I hear what you are saying, Robert, but no one else can—or wants to.

Or not enough people, in any case. And not the ones that matter. None of the decision-makers. And not enough of the decision-takers (those who have to take it, in the end, and wind up living with the decisions made for them by the ®deciders that they voted—or not—into office). It looks like people are jut swallowing it all, hook, line, and sinker. What else did you expect, when all the decision-makers, the representatives of the people, left or right, are practically all on the same page?

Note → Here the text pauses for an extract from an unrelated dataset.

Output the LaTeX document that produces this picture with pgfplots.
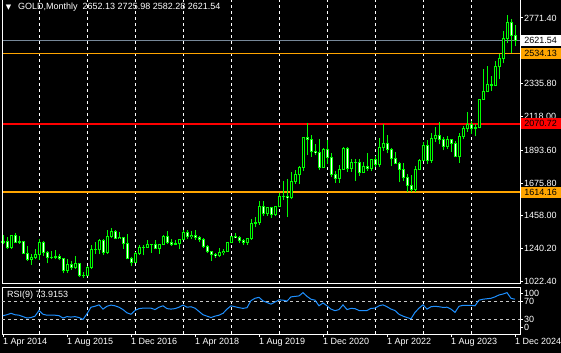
\documentclass[border=0pt]{standalone}
\usepackage{pgfplots}
\usepackage{pgfplotstable}
\pgfplotsset{compat=1.18}
\usepackage{fontspec}
\setmainfont{Liberation Sans}
\newfontfamily\dejavu{DejaVu Sans}
\newcommand\mt{\fontsize{9bp}{10bp}\selectfont}
\definecolor{candle}{RGB}{0,255,0}
\definecolor{rsiblue}{RGB}{30,144,255}
\definecolor{mtorange}{RGB}{255,165,0}
\definecolor{bidgray}{RGB}{119,136,153}
\definecolor{lvl}{RGB}{200,200,200}

\pgfplotstableread{
i o h l c r
0 1284 1331 1268 1288 39
1 1288 1315 1240 1250 41
2 1250 1332 1240 1327 44
3 1327 1346 1281 1282 41
4 1282 1324 1273 1287 40
5 1287 1292 1206 1210 37
6 1210 1255 1161 1171 34
7 1171 1208 1132 1182 35
8 1182 1238 1170 1199 38
9 1199 1307 1168 1283 50
10 1283 1288 1191 1212 42
11 1212 1223 1142 1183 40
12 1183 1224 1170 1184 40
13 1184 1232 1170 1190 40
14 1190 1205 1162 1172 39
15 1172 1174 1077 1095 34
16 1095 1170 1080 1134 37
17 1134 1157 1098 1115 36
18 1115 1191 1106 1142 37
19 1142 1142 1053 1065 35
20 1065 1088 1046 1060 31
21 1060 1123 1061 1118 43
22 1118 1263 1108 1238 57
23 1238 1283 1208 1233 59
24 1233 1304 1207 1293 62
25 1293 1303 1200 1215 53
26 1215 1362 1208 1321 59
27 1321 1375 1310 1351 61.5
28 1351 1367 1302 1309 60
29 1309 1352 1305 1316 57
30 1316 1318 1241 1277 52
31 1277 1338 1171 1173 45
32 1173 1183 1123 1151 42
33 1151 1220 1146 1211 50
34 1211 1264 1200 1249 54
35 1249 1262 1195 1249 55
36 1249 1296 1244 1268 55
37 1268 1270 1214 1269 55
38 1269 1296 1236 1242 52
39 1242 1274 1205 1269 57
40 1269 1331 1267 1322 60
41 1322 1357 1271 1280 54
42 1280 1306 1260 1271 53
43 1271 1299 1264 1275 54
44 1275 1307 1236 1303 57
45 1303 1366 1302 1345 61.5
46 1345 1362 1307 1318 57
47 1318 1356 1303 1325 58
48 1325 1366 1301 1316 55
49 1316 1326 1282 1299 48
50 1299 1309 1245 1253 41
51 1253 1266 1211 1224 38
52 1224 1226 1160 1201 35
53 1201 1214 1180 1192 38
54 1192 1243 1182 1215 40
55 1215 1237 1196 1222 44
56 1222 1284 1221 1282 53
57 1282 1326 1276 1321 60
58 1321 1347 1311 1313 58
59 1313 1325 1281 1292 56
60 1292 1303 1266 1284 54.5
61 1284 1306 1266 1305 56
62 1305 1439 1301 1409 71
63 1409 1453 1382 1413 76
64 1413 1555 1400 1520 78
65 1520 1557 1459 1472 70.5
66 1472 1518 1459 1513 67
67 1513 1516 1446 1464 63.5
68 1464 1524 1455 1517 68
69 1517 1611 1517 1589 72.6
70 1589 1689 1563 1585 72
71 1585 1704 1451 1577 70
72 1577 1747 1567 1686 79
73 1686 1765 1670 1730 80
74 1730 1789 1671 1781 81
75 1781 1984 1757 1975 88
76 1975 2075 1863 1968 80
77 1968 1992 1849 1886 74
78 1886 1933 1860 1879 72
79 1879 1966 1765 1776 60
80 1776 1906 1775 1898 66
81 1898 1959 1803 1847 60
82 1847 1872 1717 1734 53
83 1734 1755 1677 1708 49.6
84 1708 1798 1678 1769 52
85 1769 1913 1766 1906 62
86 1906 1916 1750 1770 52
87 1770 1833 1751 1814 54.5
88 1814 1834 1688 1813 54
89 1813 1834 1722 1743 50
90 1743 1814 1746 1783 50
91 1783 1877 1759 1774 50
92 1774 1831 1753 1829 54.5
93 1829 1853 1780 1797 55
94 1797 1974 1781 1909 60
95 1909 2070 1890 1937 62
96 1937 1998 1872 1897 58
97 1897 1910 1787 1837 53
98 1837 1879 1805 1807 50
99 1807 1814 1681 1766 42
100 1766 1808 1688 1711 38
101 1711 1735 1615 1661 35
102 1661 1730 1618 1633 32.4
103 1633 1786 1617 1768 46
104 1768 1833 1765 1824 55
105 1824 1949 1823 1928 62
106 1928 1959 1805 1827 53
107 1827 2009 1810 1969 58
108 1969 2049 1949 1990 59
109 1990 2079 1932 1963 58
110 1963 1983 1893 1919 56.6
111 1919 1987 1903 1965 57
112 1965 1966 1885 1940 53
113 1940 1953 1848 1849 46
114 1849 2009 1810 1983 59
115 1983 2052 1965 2036 61
116 2036 2146 2017 2063 61
117 2063 2088 2002 2039 61
118 2039 2065 1985 2044 60
119 2044 2236 2039 2230 72
120 2230 2431 2228 2286 74
121 2286 2450 2277 2327 75
122 2327 2388 2287 2326 76
123 2326 2484 2318 2447 79
124 2447 2531 2364 2503 83
125 2503 2685 2471 2634 85
126 2634 2790 2604 2744 88
127 2744 2762 2537 2653 76
128 2652.13 2725.98 2582.28 2621.54 73.9153
}\gold

\tikzset{pricebox/.style={text=black, font=\mt, anchor=west, inner sep=0pt, minimum width=40bp, minimum height=11bp, text height=6.5bp, text depth=0pt, xshift=0.5bp}}

\begin{document}
\begin{tikzpicture}
\fill[black] (0,0) rectangle (561bp,353bp);
\useasboundingbox (0,0) rectangle (561bp,353bp);

% ---------------- main price panel ----------------
\begin{axis}[
  at={(2bp,69bp)}, anchor=south west, scale only axis,
  width=518bp, height=284bp,
  xmin=-0.25, xmax=129.25, ymin=1005.8, ymax=2890.9,
  clip=false,
  axis line style={draw=none},
  xtick={9,21,...,117}, xticklabels={}, xtick style={draw=none},
  xmajorgrids=true,
  major grid style={white, dash pattern=on 3bp off 3bp, line width=1bp},
  ytick pos=right, tick align=outside, major tick length=3bp,
  ytick style={white, line width=1bp},
  ytick={1022.4,1240.2,1458,1675.8,1893.6,2118,2335.8,2553.6,2771.4},
  yticklabels={1022.40,1240.20,1458.00,1675.80,1893.60,2118.00,2335.80,{},2771.40},
  yticklabel style={white, font=\mt, anchor=west, inner sep=0pt, xshift=1bp},
]
% horizontal levels
\addplot[mtorange, line width=2bp, forget plot] coordinates {(-0.25,1614.16) (129.25,1614.16)};
\addplot[red, line width=2bp, forget plot] coordinates {(-0.25,2070.72) (129.25,2070.72)};
\addplot[mtorange, line width=1bp, forget plot] coordinates {(-0.25,2534.13) (129.25,2534.13)};
\addplot[bidgray, line width=1bp, forget plot] coordinates {(-0.25,2621.54) (129.25,2621.54)};
% wicks
\addplot[draw=none, mark=none, forget plot,
  error bars/.cd, y dir=plus, y explicit, error mark=none,
  error bar style={draw=candle, line width=1bp, solid, line cap=butt}]
  table[x=i, y=l, y error plus expr={\thisrow{h}-\thisrow{l}}] {\gold};
% body outline
\addplot[draw=none, mark=none, forget plot,
  error bars/.cd, y dir=plus, y explicit, error mark=none,
  error bar style={draw=candle, line width=3bp, solid, line cap=butt}]
  table[x=i, y expr={min(\thisrow{o},\thisrow{c})-3.3},
        y error plus expr={abs(\thisrow{c}-\thisrow{o})+6.6}] {\gold};
% bull interior (black)
\addplot[draw=none, mark=none, forget plot,
  error bars/.cd, y dir=plus, y explicit, error mark=none,
  error bar style={draw=black, line width=1bp, solid, line cap=butt}]
  table[x=i, y expr={min(\thisrow{o},\thisrow{c})+3.3},
        y error plus expr={(\thisrow{c}>\thisrow{o})*max(abs(\thisrow{c}-\thisrow{o})-6.6,0)}] {\gold};
% bear interior (white)
\addplot[draw=none, mark=none, forget plot,
  error bars/.cd, y dir=plus, y explicit, error mark=none,
  error bar style={draw=white, line width=1bp, solid, line cap=butt}]
  table[x=i, y expr={min(\thisrow{o},\thisrow{c})+3.3},
        y error plus expr={(\thisrow{c}<\thisrow{o})*max(abs(\thisrow{c}-\thisrow{o})-6.6,0)}] {\gold};
% frame
\draw[white, line width=1bp] (rel axis cs:0,1) -- (rel axis cs:0,0) -- (rel axis cs:1,0) -- (rel axis cs:1,1);
% anchor points for price boxes
\coordinate (pBid) at (axis cs:129.25,2621.54);
\coordinate (pOr1) at (axis cs:129.25,2534.13);
\coordinate (pRed) at (axis cs:129.25,2070.72);
\coordinate (pOr2) at (axis cs:129.25,1614.16);
% title
\node[anchor=west, text=white, font=\mt, inner sep=0pt] at (rel axis cs:0.0309,0.9736) {GOLD,Monthly\ \ 2652.13 2725.98 2582.28 2621.54};
\node[anchor=center, text=white, inner sep=0pt] at (rel axis cs:0.0125,0.9736) {\dejavu\fontsize{7bp}{7bp}\selectfont ▼};
\end{axis}

% price boxes drawn over the scale
\node[pricebox, fill=white] at (pBid) {2621.54};
\node[pricebox, fill=mtorange] at (pOr1) {2534.13};
\node[pricebox, fill=red] at (pRed) {2070.72};
\node[pricebox, fill=mtorange] at (pOr2) {1614.16};

% ---------------- RSI panel ----------------
\begin{axis}[
  at={(2bp,19bp)}, anchor=south west, scale only axis,
  width=518bp, height=47bp,
  xmin=-0.25, xmax=129.25, ymin=0, ymax=100,
  clip=false,
  axis line style={white, line width=1bp},
  xtick pos=bottom, ytick pos=right, tick align=outside, major tick length=3bp,
  tick style={white, line width=1bp},
  xtick={0,16,...,128},
  xticklabels={1 Apr 2014,1 Aug 2015,1 Dec 2016,1 Apr 2018,1 Aug 2019,1 Dec 2020,1 Apr 2022,1 Aug 2023,1 Dec 2024},
  xticklabel style={white, font=\mt, anchor=north west, inner sep=0pt, yshift=-1bp},
  extra x ticks={9,21,...,117}, extra x tick labels={},
  extra x tick style={grid=major, major tick length=0pt},
  major grid style={white, dash pattern=on 3bp off 3bp, line width=1bp},
  ytick={13.8,30,70,86.6}, yticklabels={0,30,70,100},
  yticklabel style={white, font=\mt, anchor=west, inner sep=0pt, xshift=1bp},
]
\addplot[lvl, line width=1bp, dash pattern=on 3bp off 3bp, forget plot] coordinates {(-0.25,70) (129.25,70)};
\addplot[lvl, line width=1bp, dash pattern=on 3bp off 3bp, forget plot] coordinates {(-0.25,30) (129.25,30)};
\addplot[rsiblue, line width=1bp, mark=none] table[x=i, y=r] {\gold};
\node[anchor=west, text=white, font=\mt, inner sep=0pt] at (rel axis cs:0.0097,0.817) {RSI(9) 73.9153};
\end{axis}
\end{tikzpicture}
\end{document}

Regardless of how many Nobel prizes of economics Paul Krugman is awarded, it doesn't seem like anything of what he or you might be saying about this Orwellian dystopia is going to make one iota of a difference in the end.

And this is why:



In Striptease, a play by Polish dramatist and writer Sławomir Mrożek, two characters - one an intellectual, the other an activist - find themselves inside a room where a gigantic hand instructs them to remove their clothes until both act out an elaborate dance of rationalized submission.



I've often wondered if this is what it must be like to be a "New" Democrat.



Rationalized submission is basically what has been happening to dissent in this country, over the last two decades. Most of the people who were indignant under the presidency of George W. Bush, have now just simply become resigned under the presidency of Obama.

This is what happens when hope is no more.

Is this stage 4 of the Kübler-Ross model, or have we entered stage 5 already?

I wish I could say it is a local phenomenon. But things are just about the same—and worse—on the other side of the Atlantic Ocean.